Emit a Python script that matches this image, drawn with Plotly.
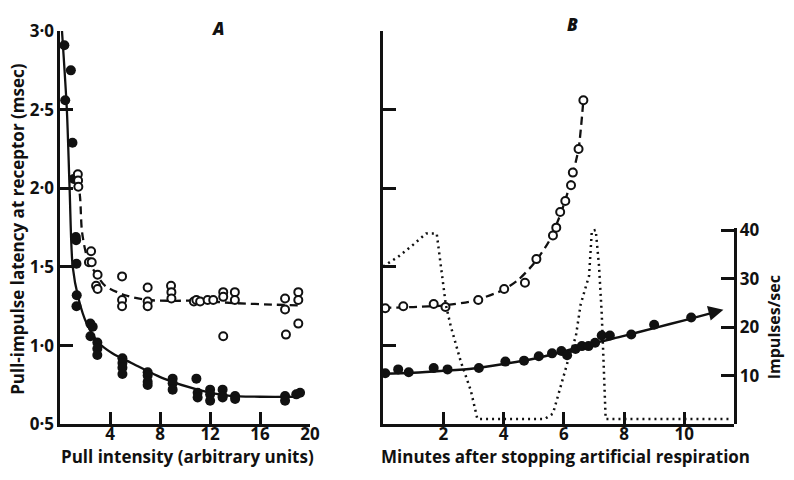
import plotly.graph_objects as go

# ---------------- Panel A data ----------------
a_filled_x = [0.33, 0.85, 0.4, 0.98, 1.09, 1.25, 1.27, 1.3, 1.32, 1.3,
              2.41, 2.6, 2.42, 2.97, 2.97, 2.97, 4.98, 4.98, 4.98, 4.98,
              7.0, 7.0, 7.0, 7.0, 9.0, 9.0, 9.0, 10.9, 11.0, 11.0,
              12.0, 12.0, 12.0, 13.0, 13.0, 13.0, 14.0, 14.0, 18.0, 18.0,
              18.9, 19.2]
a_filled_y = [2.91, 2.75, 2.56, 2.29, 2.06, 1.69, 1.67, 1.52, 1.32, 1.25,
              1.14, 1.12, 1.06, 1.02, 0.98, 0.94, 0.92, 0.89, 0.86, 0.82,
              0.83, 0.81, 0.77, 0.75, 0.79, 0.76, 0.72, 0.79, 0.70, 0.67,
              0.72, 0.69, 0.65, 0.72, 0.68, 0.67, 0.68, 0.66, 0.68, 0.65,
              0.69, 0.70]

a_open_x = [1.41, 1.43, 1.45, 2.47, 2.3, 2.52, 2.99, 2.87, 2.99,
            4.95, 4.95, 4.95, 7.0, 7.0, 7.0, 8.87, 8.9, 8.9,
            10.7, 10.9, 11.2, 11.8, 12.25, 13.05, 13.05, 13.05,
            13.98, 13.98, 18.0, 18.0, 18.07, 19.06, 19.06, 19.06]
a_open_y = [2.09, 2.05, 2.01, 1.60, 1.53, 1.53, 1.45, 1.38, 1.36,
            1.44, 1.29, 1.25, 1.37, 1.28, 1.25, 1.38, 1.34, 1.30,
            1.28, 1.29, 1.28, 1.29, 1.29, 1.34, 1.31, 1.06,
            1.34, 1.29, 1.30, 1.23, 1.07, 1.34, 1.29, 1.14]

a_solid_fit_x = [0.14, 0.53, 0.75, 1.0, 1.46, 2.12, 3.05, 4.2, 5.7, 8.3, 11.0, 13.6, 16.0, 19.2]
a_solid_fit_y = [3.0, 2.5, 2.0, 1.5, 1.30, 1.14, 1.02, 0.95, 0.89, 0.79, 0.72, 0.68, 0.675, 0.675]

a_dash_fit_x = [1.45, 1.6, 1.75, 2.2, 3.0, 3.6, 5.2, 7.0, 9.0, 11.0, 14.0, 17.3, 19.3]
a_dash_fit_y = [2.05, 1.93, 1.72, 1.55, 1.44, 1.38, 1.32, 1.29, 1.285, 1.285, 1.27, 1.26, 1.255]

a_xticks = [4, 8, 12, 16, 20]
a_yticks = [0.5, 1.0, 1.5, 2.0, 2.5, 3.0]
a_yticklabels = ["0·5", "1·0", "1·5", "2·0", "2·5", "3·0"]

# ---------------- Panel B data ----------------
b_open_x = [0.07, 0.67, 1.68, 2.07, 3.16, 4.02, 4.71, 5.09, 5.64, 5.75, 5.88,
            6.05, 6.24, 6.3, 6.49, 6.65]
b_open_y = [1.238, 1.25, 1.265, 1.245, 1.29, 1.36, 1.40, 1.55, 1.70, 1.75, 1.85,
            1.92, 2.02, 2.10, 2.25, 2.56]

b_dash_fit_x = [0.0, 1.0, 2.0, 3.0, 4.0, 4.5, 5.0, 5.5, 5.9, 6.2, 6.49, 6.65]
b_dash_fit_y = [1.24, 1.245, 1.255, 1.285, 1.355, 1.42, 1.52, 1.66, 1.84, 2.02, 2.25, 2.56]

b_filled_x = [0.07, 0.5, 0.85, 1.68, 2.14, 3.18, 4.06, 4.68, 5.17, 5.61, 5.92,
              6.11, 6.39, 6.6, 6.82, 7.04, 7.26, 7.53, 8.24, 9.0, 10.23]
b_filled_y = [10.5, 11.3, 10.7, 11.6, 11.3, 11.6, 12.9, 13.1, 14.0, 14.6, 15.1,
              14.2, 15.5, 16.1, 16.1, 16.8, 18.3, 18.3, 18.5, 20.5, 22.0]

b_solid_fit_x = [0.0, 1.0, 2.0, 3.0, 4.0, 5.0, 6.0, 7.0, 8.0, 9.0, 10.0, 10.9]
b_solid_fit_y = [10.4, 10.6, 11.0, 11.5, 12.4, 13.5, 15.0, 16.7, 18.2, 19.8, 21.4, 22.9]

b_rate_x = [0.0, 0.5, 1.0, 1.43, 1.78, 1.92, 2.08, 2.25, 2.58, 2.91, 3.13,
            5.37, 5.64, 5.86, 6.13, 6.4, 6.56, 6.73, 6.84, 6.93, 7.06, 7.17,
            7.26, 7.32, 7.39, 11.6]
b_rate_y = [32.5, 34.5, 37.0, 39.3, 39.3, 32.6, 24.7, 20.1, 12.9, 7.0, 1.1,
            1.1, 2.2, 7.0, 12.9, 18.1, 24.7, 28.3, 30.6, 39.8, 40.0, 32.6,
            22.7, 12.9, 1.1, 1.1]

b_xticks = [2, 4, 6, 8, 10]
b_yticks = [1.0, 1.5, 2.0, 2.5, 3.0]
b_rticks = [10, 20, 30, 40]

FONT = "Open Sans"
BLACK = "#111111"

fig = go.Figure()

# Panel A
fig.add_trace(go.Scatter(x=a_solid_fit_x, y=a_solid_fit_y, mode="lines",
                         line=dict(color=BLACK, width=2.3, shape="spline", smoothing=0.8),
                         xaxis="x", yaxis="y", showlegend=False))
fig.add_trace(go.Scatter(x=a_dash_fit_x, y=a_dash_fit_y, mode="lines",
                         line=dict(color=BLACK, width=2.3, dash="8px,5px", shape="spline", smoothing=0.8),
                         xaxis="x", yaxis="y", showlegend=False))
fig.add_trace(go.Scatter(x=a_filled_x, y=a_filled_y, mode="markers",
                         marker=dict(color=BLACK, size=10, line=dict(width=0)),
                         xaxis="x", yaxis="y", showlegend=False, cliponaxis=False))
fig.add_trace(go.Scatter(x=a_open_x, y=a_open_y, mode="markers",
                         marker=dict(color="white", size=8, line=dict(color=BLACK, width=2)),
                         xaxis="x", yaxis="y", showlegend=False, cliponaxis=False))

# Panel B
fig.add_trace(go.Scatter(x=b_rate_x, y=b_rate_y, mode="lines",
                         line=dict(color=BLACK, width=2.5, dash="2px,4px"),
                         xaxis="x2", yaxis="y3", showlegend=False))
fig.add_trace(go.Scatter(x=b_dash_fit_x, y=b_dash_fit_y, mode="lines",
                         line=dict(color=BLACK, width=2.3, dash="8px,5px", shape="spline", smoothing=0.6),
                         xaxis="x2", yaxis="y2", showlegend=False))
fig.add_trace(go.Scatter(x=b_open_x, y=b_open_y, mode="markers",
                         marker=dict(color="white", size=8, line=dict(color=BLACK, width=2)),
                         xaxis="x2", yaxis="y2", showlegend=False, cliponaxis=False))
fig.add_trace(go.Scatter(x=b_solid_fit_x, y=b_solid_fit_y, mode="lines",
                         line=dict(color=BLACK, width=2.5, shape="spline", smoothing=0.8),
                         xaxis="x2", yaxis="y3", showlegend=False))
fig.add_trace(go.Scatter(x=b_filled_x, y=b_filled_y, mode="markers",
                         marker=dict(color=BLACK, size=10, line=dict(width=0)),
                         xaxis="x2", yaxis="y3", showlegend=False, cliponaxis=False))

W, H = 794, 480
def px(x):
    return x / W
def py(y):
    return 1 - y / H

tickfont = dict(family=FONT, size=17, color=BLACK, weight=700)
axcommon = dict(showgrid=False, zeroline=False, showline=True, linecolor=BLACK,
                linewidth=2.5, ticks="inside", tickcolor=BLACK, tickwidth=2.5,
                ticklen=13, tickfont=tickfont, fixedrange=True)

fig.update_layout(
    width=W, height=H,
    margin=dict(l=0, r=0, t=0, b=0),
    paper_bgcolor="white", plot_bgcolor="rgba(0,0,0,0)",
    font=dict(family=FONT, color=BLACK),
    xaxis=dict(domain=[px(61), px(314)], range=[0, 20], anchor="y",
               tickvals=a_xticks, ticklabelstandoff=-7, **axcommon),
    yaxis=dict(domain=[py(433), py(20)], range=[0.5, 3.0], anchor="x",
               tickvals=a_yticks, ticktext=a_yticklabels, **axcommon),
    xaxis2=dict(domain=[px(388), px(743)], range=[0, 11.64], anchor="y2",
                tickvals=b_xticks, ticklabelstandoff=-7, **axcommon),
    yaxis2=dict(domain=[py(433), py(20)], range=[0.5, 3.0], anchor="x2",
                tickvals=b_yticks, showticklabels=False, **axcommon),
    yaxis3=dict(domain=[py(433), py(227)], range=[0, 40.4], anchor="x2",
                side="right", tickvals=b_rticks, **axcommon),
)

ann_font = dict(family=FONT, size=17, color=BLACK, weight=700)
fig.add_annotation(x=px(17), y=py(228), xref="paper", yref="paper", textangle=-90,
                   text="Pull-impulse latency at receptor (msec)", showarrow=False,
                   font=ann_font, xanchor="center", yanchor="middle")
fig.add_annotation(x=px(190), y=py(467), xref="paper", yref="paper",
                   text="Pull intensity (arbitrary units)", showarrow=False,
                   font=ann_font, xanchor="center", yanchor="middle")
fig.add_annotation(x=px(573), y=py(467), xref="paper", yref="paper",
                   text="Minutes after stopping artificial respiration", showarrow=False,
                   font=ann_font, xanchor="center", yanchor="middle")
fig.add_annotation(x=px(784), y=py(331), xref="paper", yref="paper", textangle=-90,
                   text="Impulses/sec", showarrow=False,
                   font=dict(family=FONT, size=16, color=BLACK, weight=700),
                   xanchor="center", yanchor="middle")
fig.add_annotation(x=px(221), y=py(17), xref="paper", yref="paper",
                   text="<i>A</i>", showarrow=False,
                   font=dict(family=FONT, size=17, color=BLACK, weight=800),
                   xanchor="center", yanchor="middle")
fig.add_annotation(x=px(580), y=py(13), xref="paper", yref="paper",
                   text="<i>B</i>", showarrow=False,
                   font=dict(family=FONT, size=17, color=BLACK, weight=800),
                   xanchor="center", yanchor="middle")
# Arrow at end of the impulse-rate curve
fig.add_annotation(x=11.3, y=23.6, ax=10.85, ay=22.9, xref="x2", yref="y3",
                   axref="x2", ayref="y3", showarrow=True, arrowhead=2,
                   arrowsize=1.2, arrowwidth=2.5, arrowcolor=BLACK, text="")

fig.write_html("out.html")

Directions for this task: Repeat the lines exactly as they stand, from the opening line of the data through the line with "import plotly.graph_objects as go". Pictures stay out of the copy.

Solution for this exercise:
Emit a Python script that matches this image, drawn with Plotly.
import plotly.graph_objects as go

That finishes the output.